Cela peut paraître surprenant de voir à ce sommet l’Inde, grand rival régional de la Chine…

Oui, mais l’Inde subit de plein fouet des droits de douane de 50% sur ses produits entrant aux Etats-Unis. Elle a donc besoin de renouer avec la Chine et d’oublier leurs tensions historiques… Ces tensions sont fortes depuis la guerre sino-indienne de 1962. Le contentieux frontalier existe toujours. Ces deux puissances ont eu aussi par le passé une rivalité pour prendre le leadership des pays dits du Tiers-monde, et aujourd’hui la Chine est le premier fournisseur d’armes au Pakistan, l’ennemi de l’Inde (Ndlr : une guerre de 4 jours a éclaté entre l’Inde et Pakistan en mai dernier). C’est la raison pour laquelle le Premier ministre indien Narendra Modi n’assistera pas au défilé militaire à Pékin, ce mercredi.

Du côté des alliés traditionnels de la Chine, le président russe Vladimir Poutine profite de ce sommet pour s’afficher aux côtés de son protecteur chinois ? 

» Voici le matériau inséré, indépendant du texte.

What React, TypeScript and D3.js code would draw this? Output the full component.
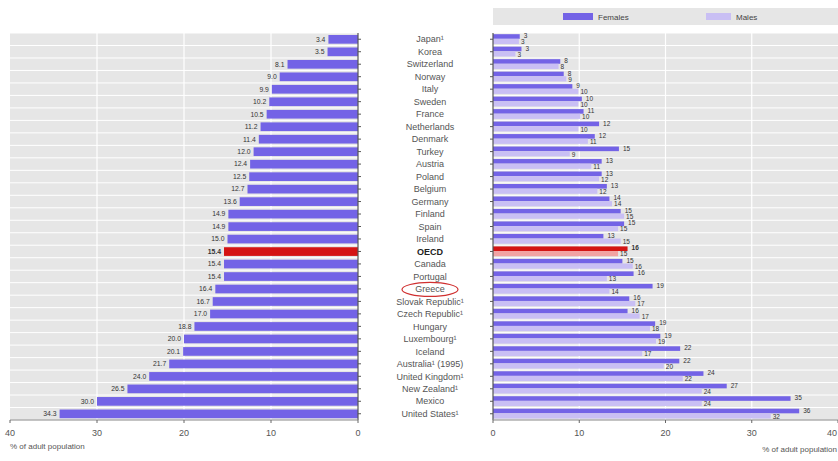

Je ne dirais pas que la Chine est le protecteur de la Russie, mais qu’elle partage des intérêts communs avec Moscou, ce qu’ils appellent « leur amitié sans limites ». Vladimir Poutine veut se servir de ce sommet pour montrer qu’il occupe une position équilibrée entre les Etats-Unis de Donald Trump, qui l’a reçu en grande pompe en Alaska cet été, et son ami le président chinois Xi Jinping. Vladimir Poutine veut rappeler qu’il n’est pas prisonnier de sa nouvelle alliance avec Donald Trump.

Le secrétaire général des Nations Unies est également présent à ce sommet de Tianjin. Est-ce que Pékin souhaite obtenir une place centrale au sein des institutions internationales alors que Donald Trump s’en éloigne ? 

La Chine met toujours en avant la centralité de l’Organisation des Nations unies, mais elle développe plutôt des institutions parallèles qui d’ailleurs n’ont pas une grande efficacité. Au-delà de son discours et de l’image qu’elle veut renvoyer, le rôle de la Chine sur la scène internationale n’est pas si important. Les Chinois ne sont pas très enthousiastes à l’idée d’intervenir en Ukraine contrairement à ce que prétend la Russie. Au Moyen-Orient, elle est très peu présente pour répondre aux offensives d’Israël (notamment contre son allié iranien). En réalité, la Chine est centrée sur ses propres intérêts : garder des marges de manœuvre dans sa région, poursuivre son développement économique et maintenir sa stabilité politique. Ces derniers mois, il y a eu des tensions sociales dans le pays à cause du ralentissement de la croissance (4%).

Une séquence qui a aussi une forte dimension sécuritaire avec le défilé prévu mercredi à Pékin, où la puissance militaire chinoise va être exhibée en présence de Vladimir Poutine et du dirigeant nord-coréen Kim Jong Un…

Ce défilé s’inscrit dans le cadre du 80e anniversaire de la fin de la Seconde guerre mondiale en Asie. Cela correspond à la capitulation du Japon. Ce défilé a une vocation mémorielle dans laquelle le régime chinois dépeint le Parti communiste comme celui a sauvé la Chine en 1945, alors qu’en réalité il a peu participé aux opérations contre le Japon, contrairement à l’armée de la République de Chine dont le gouvernement s’est exilé à Taïwan en 1949. Ce défilé c’est une manière pour la Chine d’envoyer un message de supériorité au Japon, rival historique.